- Given task
Where does the string "this" appear? Copy every line of the entries below that holds it.

— Begin Provided data —

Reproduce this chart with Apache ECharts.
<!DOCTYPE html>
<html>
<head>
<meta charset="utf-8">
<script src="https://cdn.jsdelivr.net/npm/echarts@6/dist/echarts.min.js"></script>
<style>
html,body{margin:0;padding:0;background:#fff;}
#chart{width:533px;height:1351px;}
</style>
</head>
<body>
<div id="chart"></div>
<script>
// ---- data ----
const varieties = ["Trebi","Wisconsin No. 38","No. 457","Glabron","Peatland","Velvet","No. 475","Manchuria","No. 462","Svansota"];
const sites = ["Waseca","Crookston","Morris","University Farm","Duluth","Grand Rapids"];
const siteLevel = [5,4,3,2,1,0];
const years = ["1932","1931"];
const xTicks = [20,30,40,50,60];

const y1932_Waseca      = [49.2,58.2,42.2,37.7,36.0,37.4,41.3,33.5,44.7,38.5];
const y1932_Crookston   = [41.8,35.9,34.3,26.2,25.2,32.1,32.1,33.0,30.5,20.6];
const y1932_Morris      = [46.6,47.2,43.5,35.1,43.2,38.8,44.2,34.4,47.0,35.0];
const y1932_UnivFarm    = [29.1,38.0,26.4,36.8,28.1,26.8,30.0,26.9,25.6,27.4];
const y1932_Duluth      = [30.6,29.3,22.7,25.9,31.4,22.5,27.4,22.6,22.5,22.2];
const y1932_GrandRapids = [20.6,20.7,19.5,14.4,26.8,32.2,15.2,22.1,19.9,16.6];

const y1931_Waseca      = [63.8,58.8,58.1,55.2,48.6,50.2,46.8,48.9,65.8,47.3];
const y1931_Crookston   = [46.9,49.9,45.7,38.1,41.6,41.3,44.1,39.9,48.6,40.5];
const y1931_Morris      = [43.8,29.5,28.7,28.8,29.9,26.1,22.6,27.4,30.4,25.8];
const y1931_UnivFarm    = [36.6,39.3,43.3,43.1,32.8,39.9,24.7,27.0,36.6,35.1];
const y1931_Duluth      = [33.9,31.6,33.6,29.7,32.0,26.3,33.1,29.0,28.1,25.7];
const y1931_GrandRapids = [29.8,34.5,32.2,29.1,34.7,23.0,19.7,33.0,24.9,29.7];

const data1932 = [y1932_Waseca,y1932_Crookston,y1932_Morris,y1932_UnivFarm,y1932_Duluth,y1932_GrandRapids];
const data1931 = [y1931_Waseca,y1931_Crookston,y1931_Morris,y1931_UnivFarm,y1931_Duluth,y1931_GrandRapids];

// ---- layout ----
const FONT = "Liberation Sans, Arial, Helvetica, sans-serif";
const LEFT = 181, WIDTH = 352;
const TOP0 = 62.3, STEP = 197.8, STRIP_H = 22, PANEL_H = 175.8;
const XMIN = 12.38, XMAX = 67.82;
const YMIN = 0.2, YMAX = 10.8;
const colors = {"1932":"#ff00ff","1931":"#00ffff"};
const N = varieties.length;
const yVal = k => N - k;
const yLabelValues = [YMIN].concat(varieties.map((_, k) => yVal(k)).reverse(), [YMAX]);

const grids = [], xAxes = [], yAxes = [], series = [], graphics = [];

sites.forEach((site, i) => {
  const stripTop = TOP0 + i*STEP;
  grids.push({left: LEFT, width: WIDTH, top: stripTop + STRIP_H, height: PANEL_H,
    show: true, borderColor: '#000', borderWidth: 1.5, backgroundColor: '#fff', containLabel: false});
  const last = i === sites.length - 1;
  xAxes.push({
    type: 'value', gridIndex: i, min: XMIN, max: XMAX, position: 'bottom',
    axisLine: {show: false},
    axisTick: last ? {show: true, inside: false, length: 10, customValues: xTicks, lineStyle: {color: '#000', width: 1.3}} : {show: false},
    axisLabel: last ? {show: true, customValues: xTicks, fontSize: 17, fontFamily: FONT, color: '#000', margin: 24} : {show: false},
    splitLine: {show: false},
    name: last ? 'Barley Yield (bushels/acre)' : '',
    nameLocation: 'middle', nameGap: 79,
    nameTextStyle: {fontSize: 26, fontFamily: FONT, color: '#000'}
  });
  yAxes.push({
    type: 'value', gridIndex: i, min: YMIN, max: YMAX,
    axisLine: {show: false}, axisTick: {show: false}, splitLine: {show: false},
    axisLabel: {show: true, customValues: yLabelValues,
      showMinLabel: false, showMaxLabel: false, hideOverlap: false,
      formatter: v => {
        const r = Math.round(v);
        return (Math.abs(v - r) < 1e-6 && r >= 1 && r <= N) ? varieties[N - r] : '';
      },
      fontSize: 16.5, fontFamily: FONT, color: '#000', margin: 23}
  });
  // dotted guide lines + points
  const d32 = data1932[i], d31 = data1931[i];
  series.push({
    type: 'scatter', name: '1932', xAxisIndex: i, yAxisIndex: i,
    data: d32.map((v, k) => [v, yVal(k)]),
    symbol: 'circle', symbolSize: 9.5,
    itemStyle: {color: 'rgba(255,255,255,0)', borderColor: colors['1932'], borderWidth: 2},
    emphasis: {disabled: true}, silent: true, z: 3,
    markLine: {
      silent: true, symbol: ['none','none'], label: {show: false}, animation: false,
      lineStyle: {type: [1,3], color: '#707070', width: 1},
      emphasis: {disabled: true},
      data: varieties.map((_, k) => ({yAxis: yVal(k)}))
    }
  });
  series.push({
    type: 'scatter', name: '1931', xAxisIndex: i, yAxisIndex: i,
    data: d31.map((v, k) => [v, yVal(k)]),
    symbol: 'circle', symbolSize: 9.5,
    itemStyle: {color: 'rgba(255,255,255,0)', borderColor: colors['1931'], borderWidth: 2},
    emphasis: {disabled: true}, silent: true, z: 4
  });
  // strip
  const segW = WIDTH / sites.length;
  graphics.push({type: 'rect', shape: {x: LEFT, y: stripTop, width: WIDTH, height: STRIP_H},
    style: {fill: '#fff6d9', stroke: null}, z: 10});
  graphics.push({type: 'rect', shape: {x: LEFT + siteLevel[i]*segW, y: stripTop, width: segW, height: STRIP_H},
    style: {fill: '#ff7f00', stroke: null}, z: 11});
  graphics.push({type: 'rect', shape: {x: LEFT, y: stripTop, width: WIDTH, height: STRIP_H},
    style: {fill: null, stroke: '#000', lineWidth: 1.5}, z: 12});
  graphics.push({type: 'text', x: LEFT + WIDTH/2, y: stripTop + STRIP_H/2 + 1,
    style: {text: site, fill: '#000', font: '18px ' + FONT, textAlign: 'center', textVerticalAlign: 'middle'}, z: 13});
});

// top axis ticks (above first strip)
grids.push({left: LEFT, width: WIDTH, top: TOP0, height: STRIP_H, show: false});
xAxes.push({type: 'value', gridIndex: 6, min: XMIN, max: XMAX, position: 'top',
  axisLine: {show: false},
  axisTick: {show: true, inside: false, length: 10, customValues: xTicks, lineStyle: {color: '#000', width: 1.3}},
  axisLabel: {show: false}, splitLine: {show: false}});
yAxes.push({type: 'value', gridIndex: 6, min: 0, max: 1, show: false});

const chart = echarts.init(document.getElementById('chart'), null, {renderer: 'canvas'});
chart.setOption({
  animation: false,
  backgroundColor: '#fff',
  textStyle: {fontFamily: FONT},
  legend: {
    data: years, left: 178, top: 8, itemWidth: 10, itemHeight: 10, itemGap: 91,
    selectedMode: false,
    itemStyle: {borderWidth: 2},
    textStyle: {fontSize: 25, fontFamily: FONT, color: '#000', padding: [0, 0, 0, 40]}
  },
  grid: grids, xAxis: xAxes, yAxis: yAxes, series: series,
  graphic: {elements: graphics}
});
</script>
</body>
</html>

— End Provided data —
— Begin Provided data —

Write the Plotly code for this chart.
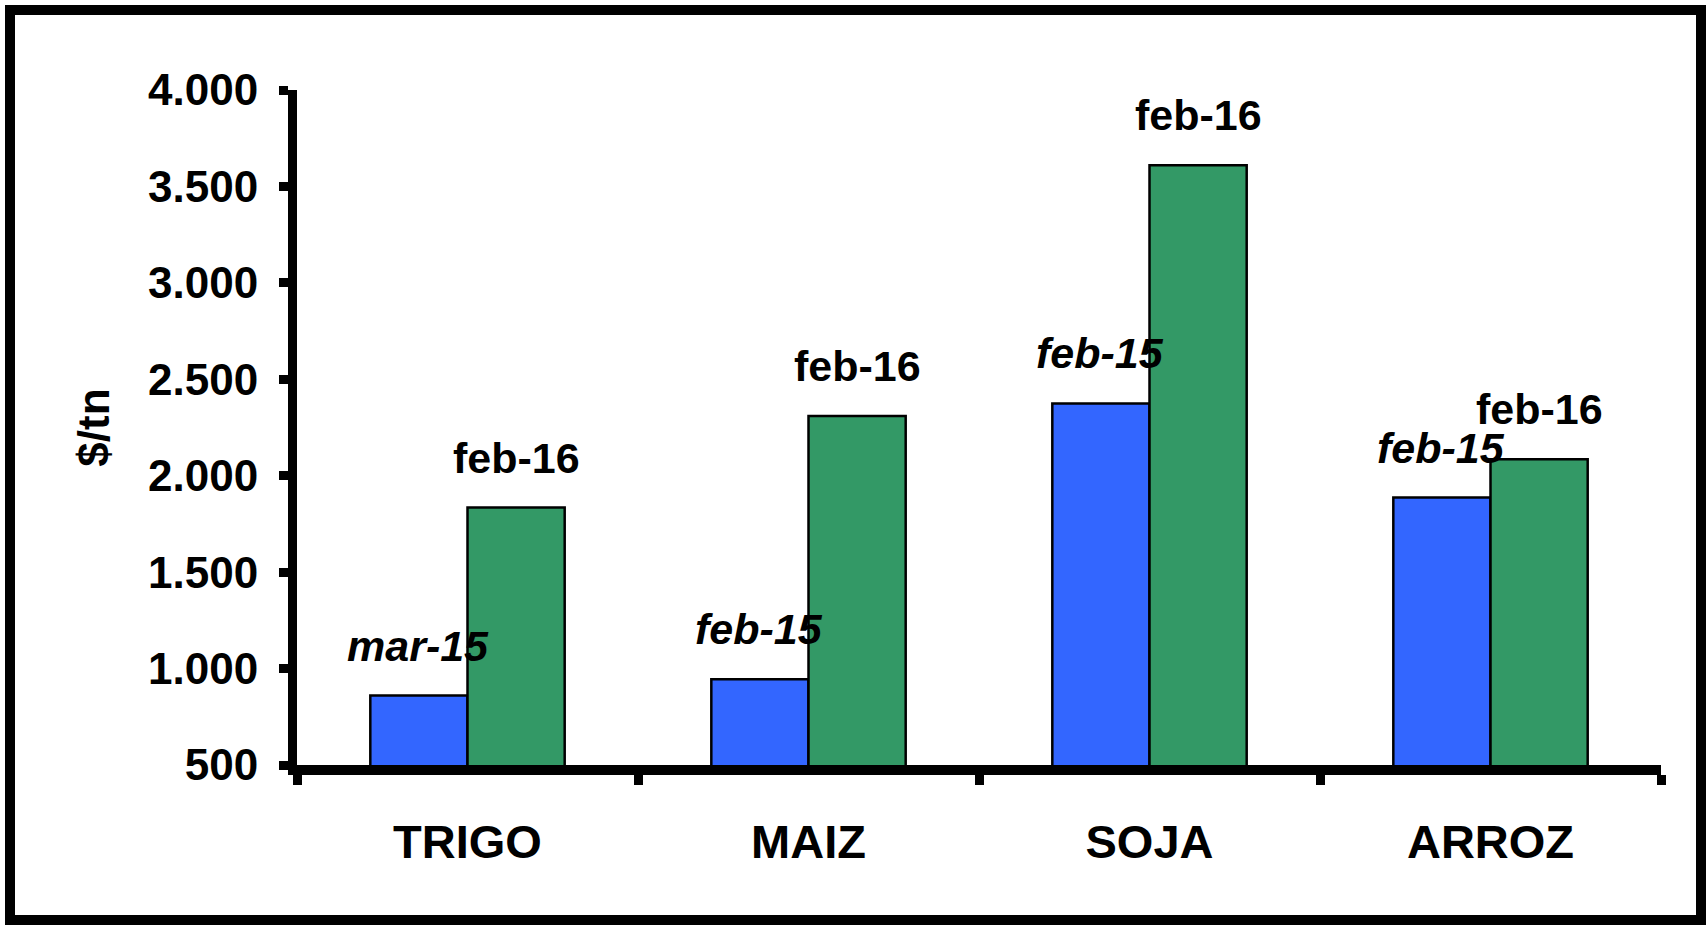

— End Provided data —

- Reply
Reproduce this chart with Apache ECharts.
Write the Plotly code for this chart.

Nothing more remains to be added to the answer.